**Work to do:** Would you repeat the listing exactly but omit every picture?

**Collected data:**
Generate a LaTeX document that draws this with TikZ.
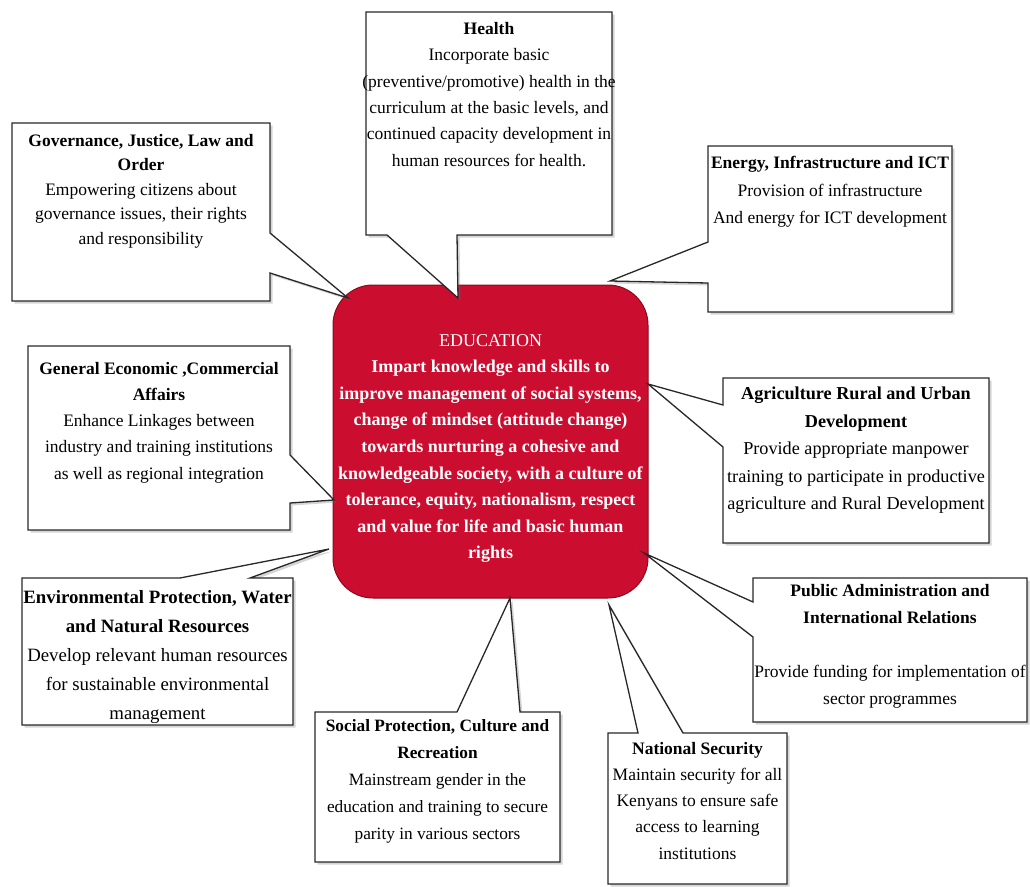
\documentclass[tikz,border=0pt]{standalone}
\usepackage{fontspec}
\setmainfont{Liberation Serif}
\usetikzlibrary{shadows}
\definecolor{edured}{RGB}{203,14,48}
\definecolor{edudark}{RGB}{140,8,28}
\definecolor{edgegray}{RGB}{40,40,40}
\begin{document}
\begin{tikzpicture}[x=1pt,y=-1pt,
  boxnode/.style={rectangle, draw=none, inner sep=0pt, outer sep=0pt},
  calloutpath/.style={draw=edgegray, line width=1.3pt, fill=white, line join=miter,
    drop shadow={shadow xshift=2.5pt, shadow yshift=-2.5pt, opacity=0.3, fill=black!55}},
  boxtext/.style={anchor=north, align=center, inner sep=0pt, text=black,
    font=\fontsize{17.5}{26.4}\selectfont},
  edubox/.style={rectangle, rounded corners=40pt, fill=edured, draw=edudark, line width=1pt,
    inner sep=0pt, outer sep=0pt},
  edutext/.style={anchor=north, align=center, inner sep=0pt, text=white,
    font=\fontsize{18}{26.6}\selectfont},
]
\useasboundingbox (0,0) rectangle (1030,886);

% central box
\node[edubox, minimum width=315pt, minimum height=313pt] (edu) at (490.5,441.5) {};

% box shapes (positions)
\node[boxnode, minimum width=246pt, minimum height=223pt] (H) at (489,123.5) {};
\node[boxnode, minimum width=258pt, minimum height=178pt] (G) at (141,212) {};
\node[boxnode, minimum width=244pt, minimum height=166pt] (E) at (830,229) {};
\node[boxnode, minimum width=262pt, minimum height=184pt] (C) at (159,438) {};
\node[boxnode, minimum width=266pt, minimum height=165pt] (A) at (856,460.5) {};
\node[boxnode, minimum width=271pt, minimum height=147pt] (V) at (157.5,651.5) {};
\node[boxnode, minimum width=245pt, minimum height=150pt] (S) at (437.5,787) {};
\node[boxnode, minimum width=179pt, minimum height=151pt] (N) at (697.5,808.5) {};
\node[boxnode, minimum width=274pt, minimum height=144pt] (P) at (890,650) {};

% pointer base points and tips
\coordinate (hb1) at (387,235);  \coordinate (hb2) at (457,235);  \coordinate (htip) at (458,298);
\coordinate (gb1) at (270,233);  \coordinate (gb2) at (270,273);  \coordinate (gtip) at (348,298);
\coordinate (eb1) at (708,242);  \coordinate (eb2) at (708,283);  \coordinate (etip) at (610,281);
\coordinate (cb1) at (290,455);  \coordinate (cb2) at (290,503);  \coordinate (ctip) at (334,500);
\coordinate (ab1) at (723,405);  \coordinate (ab2) at (723,447);  \coordinate (atip) at (648,384);
\coordinate (pb1) at (753,602);  \coordinate (pb2) at (753,637);  \coordinate (ptip) at (644,553);
\coordinate (nb1) at (638,733);  \coordinate (nb2) at (683,733);  \coordinate (ntip) at (609,605);
\coordinate (sb1) at (457,712);  \coordinate (sb2) at (520,712);  \coordinate (stip) at (510,598);
\coordinate (vb1) at (180,578);  \coordinate (vb2) at (250,578);  \coordinate (vtip) at (329,549);

% callout outlines
\draw[calloutpath] (H.north west) -- (H.north east) -- (H.south east) -- (hb2) -- (htip) -- (hb1) -- (H.south west) -- cycle;
\draw[calloutpath] (G.north west) -- (G.north east) -- (gb1) -- (gtip) -- (gb2) -- (G.south east) -- (G.south west) -- cycle;
\draw[calloutpath] (E.north west) -- (E.north east) -- (E.south east) -- (E.south west) -- (eb2) -- (etip) -- (eb1) -- cycle;
\draw[calloutpath] (C.north west) -- (C.north east) -- (cb1) -- (ctip) -- (cb2) -- (C.south east) -- (C.south west) -- cycle;
\draw[calloutpath] (A.north west) -- (A.north east) -- (A.south east) -- (A.south west) -- (ab2) -- (atip) -- (ab1) -- cycle;
\draw[calloutpath] (P.north west) -- (P.north east) -- (P.south east) -- (P.south west) -- (pb2) -- (ptip) -- (pb1) -- cycle;
\draw[calloutpath] (N.north west) -- (nb1) -- (ntip) -- (nb2) -- (N.north east) -- (N.south east) -- (N.south west) -- cycle;
\draw[calloutpath] (S.north west) -- (sb1) -- (stip) -- (sb2) -- (S.north east) -- (S.south east) -- (S.south west) -- cycle;
\draw[calloutpath] (V.north west) -- (vb1) -- (vtip) -- (vb2) -- (V.north east) -- (V.south east) -- (V.south west) -- cycle;

% central text
\node[edutext] (edut) at (490.5,334) {EDUCATION\\
\textbf{Impart knowledge and skills to}\\
\textbf{improve management of social systems,}\\
\textbf{change of mindset (attitude change)}\\
\textbf{towards nurturing a cohesive and}\\
\textbf{knowledgeable society, with a culture of}\\
\textbf{tolerance, equity, nationalism, respect}\\
\textbf{and value for life and basic human}\\
\textbf{rights}};

% box texts
\node[boxtext] (Ht) at (489,22) {\textbf{Health}\\
Incorporate basic\\
(preventive/promotive) health in the\\
curriculum at the basic levels, and\\
continued capacity development in\\
human resources for health.};

\node[boxtext, font=\fontsize{17.5}{24.5}\selectfont] (Gt) at (141,134) {\textbf{Governance, Justice, Law and}\\
\textbf{Order}\\
Empowering citizens about\\
governance issues, their rights\\
and responsibility};

\node[boxtext, font=\fontsize{17.5}{27.5}\selectfont] (Et) at (830,156) {\textbf{Energy, Infrastructure and ICT}\\
Provision of infrastructure\\
And energy for ICT development};

\node[boxtext, font=\fontsize{17.5}{26.2}\selectfont] (Ct) at (159,362) {\textbf{General Economic ,Commercial}\\
\textbf{Affairs}\\
Enhance Linkages between\\
industry and training institutions\\
as well as regional integration};

\node[boxtext, font=\fontsize{18.2}{27.5}\selectfont] (At) at (856,387) {\textbf{Agriculture Rural and Urban}\\
\textbf{Development}\\
Provide appropriate manpower\\
training to participate in productive\\
agriculture and Rural Development};

\node[boxtext, font=\fontsize{18.8}{29}\selectfont] (Vt) at (157.5,590) {\textbf{Environmental Protection, Water}\\
\textbf{and Natural Resources}\\
Develop relevant human resources\\
for sustainable environmental\\
management};

\node[boxtext, font=\fontsize{17.3}{27}\selectfont] (St) at (437.5,719) {\textbf{Social Protection, Culture and}\\
\textbf{Recreation}\\
Mainstream gender in the\\
education and training to secure\\
parity in various sectors};

\node[boxtext, font=\fontsize{17.5}{26.2}\selectfont] (Nt) at (697.5,742) {\textbf{National Security}\\
Maintain security for all\\
Kenyans to ensure safe\\
access to learning\\
institutions};

\node[boxtext, font=\fontsize{17.5}{27}\selectfont] (Pt) at (890,584) {\textbf{Public Administration and}\\
\textbf{International Relations}\\[27pt]
Provide funding for implementation of\\
sector programmes};
\end{tikzpicture}
\end{document}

**Task solution:**
Generate a LaTeX document that draws this with TikZ.
\documentclass[tikz,border=0pt]{standalone}
\usepackage{fontspec}
\setmainfont{Liberation Serif}
\usetikzlibrary{shadows}
\definecolor{edured}{RGB}{203,14,48}
\definecolor{edudark}{RGB}{140,8,28}
\definecolor{edgegray}{RGB}{40,40,40}
\begin{document}
\begin{tikzpicture}[x=1pt,y=-1pt,
  boxnode/.style={rectangle, draw=none, inner sep=0pt, outer sep=0pt},
  calloutpath/.style={draw=edgegray, line width=1.3pt, fill=white, line join=miter,
    drop shadow={shadow xshift=2.5pt, shadow yshift=-2.5pt, opacity=0.3, fill=black!55}},
  boxtext/.style={anchor=north, align=center, inner sep=0pt, text=black,
    font=\fontsize{17.5}{26.4}\selectfont},
  edubox/.style={rectangle, rounded corners=40pt, fill=edured, draw=edudark, line width=1pt,
    inner sep=0pt, outer sep=0pt},
  edutext/.style={anchor=north, align=center, inner sep=0pt, text=white,
    font=\fontsize{18}{26.6}\selectfont},
]
\useasboundingbox (0,0) rectangle (1030,886);

% central box
\node[edubox, minimum width=315pt, minimum height=313pt] (edu) at (490.5,441.5) {};

% box shapes (positions)
\node[boxnode, minimum width=246pt, minimum height=223pt] (H) at (489,123.5) {};
\node[boxnode, minimum width=258pt, minimum height=178pt] (G) at (141,212) {};
\node[boxnode, minimum width=244pt, minimum height=166pt] (E) at (830,229) {};
\node[boxnode, minimum width=262pt, minimum height=184pt] (C) at (159,438) {};
\node[boxnode, minimum width=266pt, minimum height=165pt] (A) at (856,460.5) {};
\node[boxnode, minimum width=271pt, minimum height=147pt] (V) at (157.5,651.5) {};
\node[boxnode, minimum width=245pt, minimum height=150pt] (S) at (437.5,787) {};
\node[boxnode, minimum width=179pt, minimum height=151pt] (N) at (697.5,808.5) {};
\node[boxnode, minimum width=274pt, minimum height=144pt] (P) at (890,650) {};

% pointer base points and tips
\coordinate (hb1) at (387,235);  \coordinate (hb2) at (457,235);  \coordinate (htip) at (458,298);
\coordinate (gb1) at (270,233);  \coordinate (gb2) at (270,273);  \coordinate (gtip) at (348,298);
\coordinate (eb1) at (708,242);  \coordinate (eb2) at (708,283);  \coordinate (etip) at (610,281);
\coordinate (cb1) at (290,455);  \coordinate (cb2) at (290,503);  \coordinate (ctip) at (334,500);
\coordinate (ab1) at (723,405);  \coordinate (ab2) at (723,447);  \coordinate (atip) at (648,384);
\coordinate (pb1) at (753,602);  \coordinate (pb2) at (753,637);  \coordinate (ptip) at (644,553);
\coordinate (nb1) at (638,733);  \coordinate (nb2) at (683,733);  \coordinate (ntip) at (609,605);
\coordinate (sb1) at (457,712);  \coordinate (sb2) at (520,712);  \coordinate (stip) at (510,598);
\coordinate (vb1) at (180,578);  \coordinate (vb2) at (250,578);  \coordinate (vtip) at (329,549);

% callout outlines
\draw[calloutpath] (H.north west) -- (H.north east) -- (H.south east) -- (hb2) -- (htip) -- (hb1) -- (H.south west) -- cycle;
\draw[calloutpath] (G.north west) -- (G.north east) -- (gb1) -- (gtip) -- (gb2) -- (G.south east) -- (G.south west) -- cycle;
\draw[calloutpath] (E.north west) -- (E.north east) -- (E.south east) -- (E.south west) -- (eb2) -- (etip) -- (eb1) -- cycle;
\draw[calloutpath] (C.north west) -- (C.north east) -- (cb1) -- (ctip) -- (cb2) -- (C.south east) -- (C.south west) -- cycle;
\draw[calloutpath] (A.north west) -- (A.north east) -- (A.south east) -- (A.south west) -- (ab2) -- (atip) -- (ab1) -- cycle;
\draw[calloutpath] (P.north west) -- (P.north east) -- (P.south east) -- (P.south west) -- (pb2) -- (ptip) -- (pb1) -- cycle;
\draw[calloutpath] (N.north west) -- (nb1) -- (ntip) -- (nb2) -- (N.north east) -- (N.south east) -- (N.south west) -- cycle;
\draw[calloutpath] (S.north west) -- (sb1) -- (stip) -- (sb2) -- (S.north east) -- (S.south east) -- (S.south west) -- cycle;
\draw[calloutpath] (V.north west) -- (vb1) -- (vtip) -- (vb2) -- (V.north east) -- (V.south east) -- (V.south west) -- cycle;

% central text
\node[edutext] (edut) at (490.5,334) {EDUCATION\\
\textbf{Impart knowledge and skills to}\\
\textbf{improve management of social systems,}\\
\textbf{change of mindset (attitude change)}\\
\textbf{towards nurturing a cohesive and}\\
\textbf{knowledgeable society, with a culture of}\\
\textbf{tolerance, equity, nationalism, respect}\\
\textbf{and value for life and basic human}\\
\textbf{rights}};

% box texts
\node[boxtext] (Ht) at (489,22) {\textbf{Health}\\
Incorporate basic\\
(preventive/promotive) health in the\\
curriculum at the basic levels, and\\
continued capacity development in\\
human resources for health.};

\node[boxtext, font=\fontsize{17.5}{24.5}\selectfont] (Gt) at (141,134) {\textbf{Governance, Justice, Law and}\\
\textbf{Order}\\
Empowering citizens about\\
governance issues, their rights\\
and responsibility};

\node[boxtext, font=\fontsize{17.5}{27.5}\selectfont] (Et) at (830,156) {\textbf{Energy, Infrastructure and ICT}\\
Provision of infrastructure\\
And energy for ICT development};

\node[boxtext, font=\fontsize{17.5}{26.2}\selectfont] (Ct) at (159,362) {\textbf{General Economic ,Commercial}\\
\textbf{Affairs}\\
Enhance Linkages between\\
industry and training institutions\\
as well as regional integration};

\node[boxtext, font=\fontsize{18.2}{27.5}\selectfont] (At) at (856,387) {\textbf{Agriculture Rural and Urban}\\
\textbf{Development}\\
Provide appropriate manpower\\
training to participate in productive\\
agriculture and Rural Development};

\node[boxtext, font=\fontsize{18.8}{29}\selectfont] (Vt) at (157.5,590) {\textbf{Environmental Protection, Water}\\
\textbf{and Natural Resources}\\
Develop relevant human resources\\
for sustainable environmental\\
management};

\node[boxtext, font=\fontsize{17.3}{27}\selectfont] (St) at (437.5,719) {\textbf{Social Protection, Culture and}\\
\textbf{Recreation}\\
Mainstream gender in the\\
education and training to secure\\
parity in various sectors};

\node[boxtext, font=\fontsize{17.5}{26.2}\selectfont] (Nt) at (697.5,742) {\textbf{National Security}\\
Maintain security for all\\
Kenyans to ensure safe\\
access to learning\\
institutions};

\node[boxtext, font=\fontsize{17.5}{27}\selectfont] (Pt) at (890,584) {\textbf{Public Administration and}\\
\textbf{International Relations}\\[27pt]
Provide funding for implementation of\\
sector programmes};
\end{tikzpicture}
\end{document}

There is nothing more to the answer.